For months now, my Facebook feed has been clogged with inspirational posts about Bernie Sanders. Bernie Sanders getting arrested at a civil rights rally. Bernie Sanders’s modest tax returns. Bernie Sanders with a bird. Now that the delegate math is stacked against him, my Facebook feed is full of panicky moralistic posts about how Bernie or Bust is going to ruin everything, that it’s time for Sanders supporters to give up on ideological purity and unify behind the presumed nominee.

But the case for giving up on Sanders is turning out to be as difficult to make as the one for nominating him. Could it be that the Bernie or Bust movement, however righteous or quixotic, is not about Sanders at all, but another symptom of a high-rolling advertising-driven culture that has eroded all our trust in the social contract? I mean, if you’re looking for someone to blame, Edward Bernays is your man, not Sanders—and certainly not anyone who plans to write in Sanders’s name on a general election ballot.

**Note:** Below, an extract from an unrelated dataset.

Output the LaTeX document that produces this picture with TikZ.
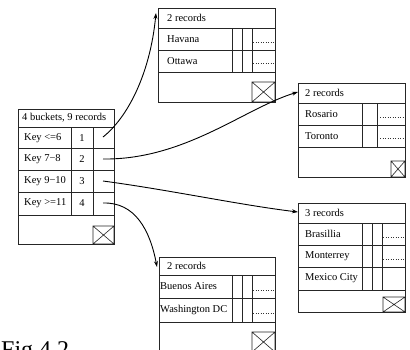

Bernays, who was Sigmund Freud’s nephew, is the one who brought advertising into everyday life, not as billboard and print ads but as real events. In other words “public relations,” a term he also coined. Bernays kicked off his “torches of freedom” campaign for the American Tobacco Company in 1929 by hiring women to pose as suffragists in the Easter Sunday Parade and light up on cue. The point was to convince more women to smoke, but the whole campaign was dressed up as a grass-roots political movement. In 1954, “the father of spin” was hired by the United Fruit Company to set up local media in Guatemala that would coordinate with the CIA to topple the democratically elected government.

But corporate accounts were only a side-job for Bernays. His career really took off when he set up shop in Washington, D.C., with the motto “If you can use propaganda for war, you can certainly use it for peace.” Working for every president from 1924 to 1961 (besides FDR), his notion that politics should be treated as a form of lifestyle advertising inspired a new generation of political consultants. It was Dick Morris, for example, who convinced Bill Clinton in 1994 to drop the platform he won on and adopt, in Morris’s words, a “consumer rules philosophy.” This formulation is misleading. As Adam Curtis argues in his award-winning BBC documentary “The Century of the Self,” this formulation is misleading. In the world of advertising, it isn’t the consumer that is king. It is the unconscious. Consultants like Morris have worked hard to convince leaders in both parties that they should ignore the better angels of our nature and speak directly to our unnamable fears and desires.